Thanks everyone. I picked up some 100v 1a diodes yesterday and plan on trying this today or tomorrow. 

 


Sent from my mobile device. 


On Sep 17, 2016, at 7:16 AM, Lieven Hollevoet <[hidden email]> wrote:

Hello Howard,

 

to avoid a problem with the lighted back door button: if you can put a diode in series with the light in the button then you can apply the same trick with the diode inversely polarized in combination with the relay that Jim proposed for the front door button.

 

One the general principle of the diode trick some more info: the transformer gives you an AC voltage. When the button is not pressed, the diode ensures that half of the sine wave is passed to the doorbell to play the complete tune. See the blue waveform in the graphic below. The blue waveform alone is enough to trigger the relay is you just add it in parallel to the bell. That is why you see what you see.

 

<5176f4bfce395f3a61000000.png>

 

If you push the doorbell button, the full AC wave is passed to the doorbell (the red sine arrives at the bell).

 

If you add the diode inversely polarized to the one in the doorbell button to the relay, then this one only passes the ‘lower’ side of the sine wave.

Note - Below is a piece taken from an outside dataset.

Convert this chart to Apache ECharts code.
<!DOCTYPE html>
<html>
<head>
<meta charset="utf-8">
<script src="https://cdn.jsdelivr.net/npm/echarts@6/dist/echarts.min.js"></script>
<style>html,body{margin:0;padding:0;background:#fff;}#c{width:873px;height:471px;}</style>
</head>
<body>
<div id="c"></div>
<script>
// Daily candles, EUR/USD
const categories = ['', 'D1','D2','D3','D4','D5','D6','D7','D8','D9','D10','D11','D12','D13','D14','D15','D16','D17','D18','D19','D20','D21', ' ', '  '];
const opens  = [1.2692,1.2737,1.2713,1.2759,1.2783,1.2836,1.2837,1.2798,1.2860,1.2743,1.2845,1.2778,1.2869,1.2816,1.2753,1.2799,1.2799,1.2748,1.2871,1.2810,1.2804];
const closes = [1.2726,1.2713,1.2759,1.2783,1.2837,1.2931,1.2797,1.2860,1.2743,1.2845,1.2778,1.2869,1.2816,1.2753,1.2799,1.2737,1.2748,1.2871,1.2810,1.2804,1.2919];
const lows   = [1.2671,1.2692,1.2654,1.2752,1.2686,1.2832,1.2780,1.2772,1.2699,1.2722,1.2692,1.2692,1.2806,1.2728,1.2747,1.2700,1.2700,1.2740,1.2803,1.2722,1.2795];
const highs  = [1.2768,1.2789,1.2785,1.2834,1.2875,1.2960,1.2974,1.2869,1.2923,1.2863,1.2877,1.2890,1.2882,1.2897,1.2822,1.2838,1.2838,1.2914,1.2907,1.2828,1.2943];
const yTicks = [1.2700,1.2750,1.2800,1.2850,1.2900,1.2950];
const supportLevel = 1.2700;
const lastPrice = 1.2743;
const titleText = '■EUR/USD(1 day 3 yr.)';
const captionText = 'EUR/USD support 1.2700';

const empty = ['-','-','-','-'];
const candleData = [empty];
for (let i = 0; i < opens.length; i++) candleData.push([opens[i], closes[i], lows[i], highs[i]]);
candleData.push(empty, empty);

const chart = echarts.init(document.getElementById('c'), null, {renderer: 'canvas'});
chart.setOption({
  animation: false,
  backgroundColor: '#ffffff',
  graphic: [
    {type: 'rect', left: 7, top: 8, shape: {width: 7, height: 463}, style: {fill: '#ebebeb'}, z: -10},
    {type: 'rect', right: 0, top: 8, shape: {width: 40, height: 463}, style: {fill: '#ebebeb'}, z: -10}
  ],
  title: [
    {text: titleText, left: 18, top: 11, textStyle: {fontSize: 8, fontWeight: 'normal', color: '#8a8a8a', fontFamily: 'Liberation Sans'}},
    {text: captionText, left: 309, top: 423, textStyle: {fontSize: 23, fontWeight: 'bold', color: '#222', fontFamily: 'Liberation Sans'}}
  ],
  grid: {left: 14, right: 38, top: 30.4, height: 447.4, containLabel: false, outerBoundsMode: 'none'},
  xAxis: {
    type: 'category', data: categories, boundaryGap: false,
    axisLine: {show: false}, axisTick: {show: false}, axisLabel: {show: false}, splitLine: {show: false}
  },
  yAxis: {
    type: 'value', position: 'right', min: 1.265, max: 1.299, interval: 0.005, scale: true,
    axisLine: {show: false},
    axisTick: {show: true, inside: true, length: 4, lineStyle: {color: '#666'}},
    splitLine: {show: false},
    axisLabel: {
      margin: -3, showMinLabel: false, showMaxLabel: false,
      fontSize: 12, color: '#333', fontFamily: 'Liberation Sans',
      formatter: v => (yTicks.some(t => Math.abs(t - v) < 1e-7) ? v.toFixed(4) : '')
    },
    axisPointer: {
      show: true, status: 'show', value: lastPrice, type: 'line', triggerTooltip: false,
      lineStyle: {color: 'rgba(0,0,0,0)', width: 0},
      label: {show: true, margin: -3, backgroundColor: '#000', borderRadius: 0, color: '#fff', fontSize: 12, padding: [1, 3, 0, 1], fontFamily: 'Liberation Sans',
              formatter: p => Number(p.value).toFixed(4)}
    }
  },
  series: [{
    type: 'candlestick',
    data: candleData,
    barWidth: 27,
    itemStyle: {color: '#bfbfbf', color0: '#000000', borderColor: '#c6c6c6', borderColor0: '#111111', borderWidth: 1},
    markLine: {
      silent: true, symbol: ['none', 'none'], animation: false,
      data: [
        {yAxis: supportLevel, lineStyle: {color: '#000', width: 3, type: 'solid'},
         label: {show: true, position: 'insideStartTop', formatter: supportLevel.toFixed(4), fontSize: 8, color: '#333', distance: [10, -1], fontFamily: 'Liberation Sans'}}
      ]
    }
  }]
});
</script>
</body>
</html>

So when you don’t push the button, no lower part of the sine wave arrives at the bell and with the inversely polarized diode, no energy arrives at the relay. When you push the button, then the full wave arrives at the diode and the lower part is passed to the relay and the relay will be activated.

 

Kind regards,

 Lieven.



Op 10 sep. 2016, om 19:59 heeft Jim Serack <[hidden email]> het volgende geschreven:

If you have a lighted doorbell button then you will have little success with the relay approach because it depends on current levels (light has low current, button press is high). There are other circuits you could use once you complete your voltage study.